Hence we as the next step proposed a multi-stage quiesce/resume mechanism
where the system is aware that it is going into suspend - can block network
connections for example - and only returns to a fully functional state after
an unquiesce phase:
https://github.com/systemd/systemd/issues/20222
The downside of course is precisely that the guest now needs to be aware
and involved every single time a snapshot is taken.
Currently with virt the act of taking a snapshot can often remain invisible
to the VM with no functional effect on the guest OS or its workload, and
the host OS knows it can complete a snapshot in a specific timeframe. That
said, this transparency to the VM is precisely the cause of the race
condition described.
With guest involvement to quiesce the bulk of activity for time period,
there is more likely to be a negative impact on the guest workload. The
guest admin likely needs to be more explicit about exactly when in time
it is reasonable to take a snapshot to mitigate the impact.

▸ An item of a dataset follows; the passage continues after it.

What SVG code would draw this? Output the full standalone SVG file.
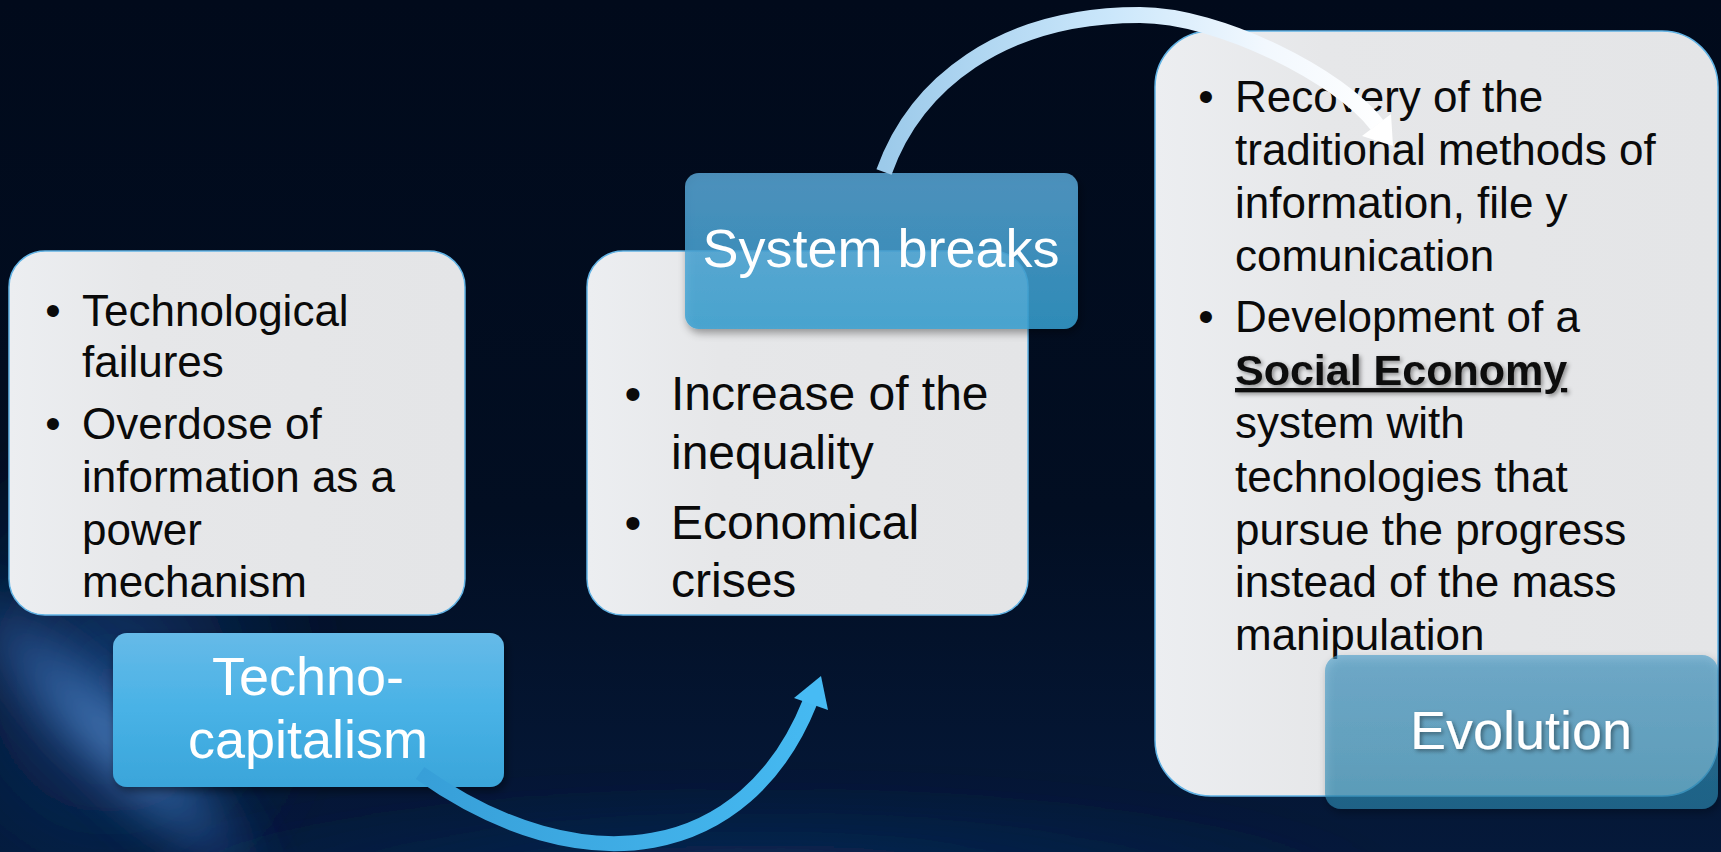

The host OS snapshot operations are also now dependant on co-operation
of a guest OS that has to be considered to be potentially malicious, or
at least crashed/non-responsive. The guest OS also needs a way to receive
the triggers for snapshot capture and restore, most likely via an extension
to something like the QEMU guest agent or an equivalent for othuer
hypervisors.
What you describe sounds almost exactly like pressing a power button on
modern systems. You don't just kill the power line, you press a button
and wait for the guest to acknowledge that it's ready.
Maybe the real answer to all of this is S3: Suspend to RAM. You press
the suspend button, the guest can prepare for sleep (quiesce!) and the
next time you run, it can check whether VMGenID changed and act accordingly.
Despite the above, I'm not against the idea of co-operative involvement
of the guest OS in the acts of taking & restoring snapshots. I can't
see any other proposals so far that can reliably eliminate the races
in the general case, from the kernel right upto user applications.
So I think it is neccessary to have guest cooperative snapshotting.
What exact use case do you have in mind for the RNG/VMGenID update? Can you
think of situations where the race is not an actual concern?
Lets assume we do take the approach described in that systemd bug and
have a co-operative snapshot process. If the hypervisor does the right
thing and guest owners install the right things, they'll have a race
free solution that works well in normal operation. That's good.
Realistically though, it is never going to be universally and reliably
put into practice. So what is our attitude to cases where the preferred
solution isn't availble and/or operative ?
There are going to be users who continue to build their guest disk images
without the QEMU guest agent (or equivalent for whatever hypervisor they
run on) installed because they don't know any better. Or where the guest
agent is mis-configured or fails to starts or some other scenario that
prevents the quiesce working as desired. The host mgmt could refuse to
take a snapshot in these cases. More likely is that they are just
going to go ahead and do a snapshot anyway because lack of guest agent
is a very common scenario today and users want their snapshots.
There are going to be virt management apps / hypervisors that don't
support talking to any guest agent across their snapshot operation
in the first place, so systemd gets no way to trigger the required
quiesce dance on snapshot, but they likely have VMGenID support
implemented already.
IOW, I could view VMGenID triggered fork detection integrated with
the kernel RNG as providing a backup line of defence that is going
to "just work", albeit with the known race. It isn't as good as the
guest co-operative snapshot approach, because it only tries to solve
the one specific targetted problem of updating the kernel RNG.
Is it still better than doing nothing at all though, for the scenario
where guest co-operative snapshot is unavailable ?
If it is better than nothing, is it then compelling enough to justify
the maint cost of the code added to the kernel ?
I'm tempted to say "If it also exposes the VMGenID via sysfs so that you
can actually check whether you were cloned, probably yes."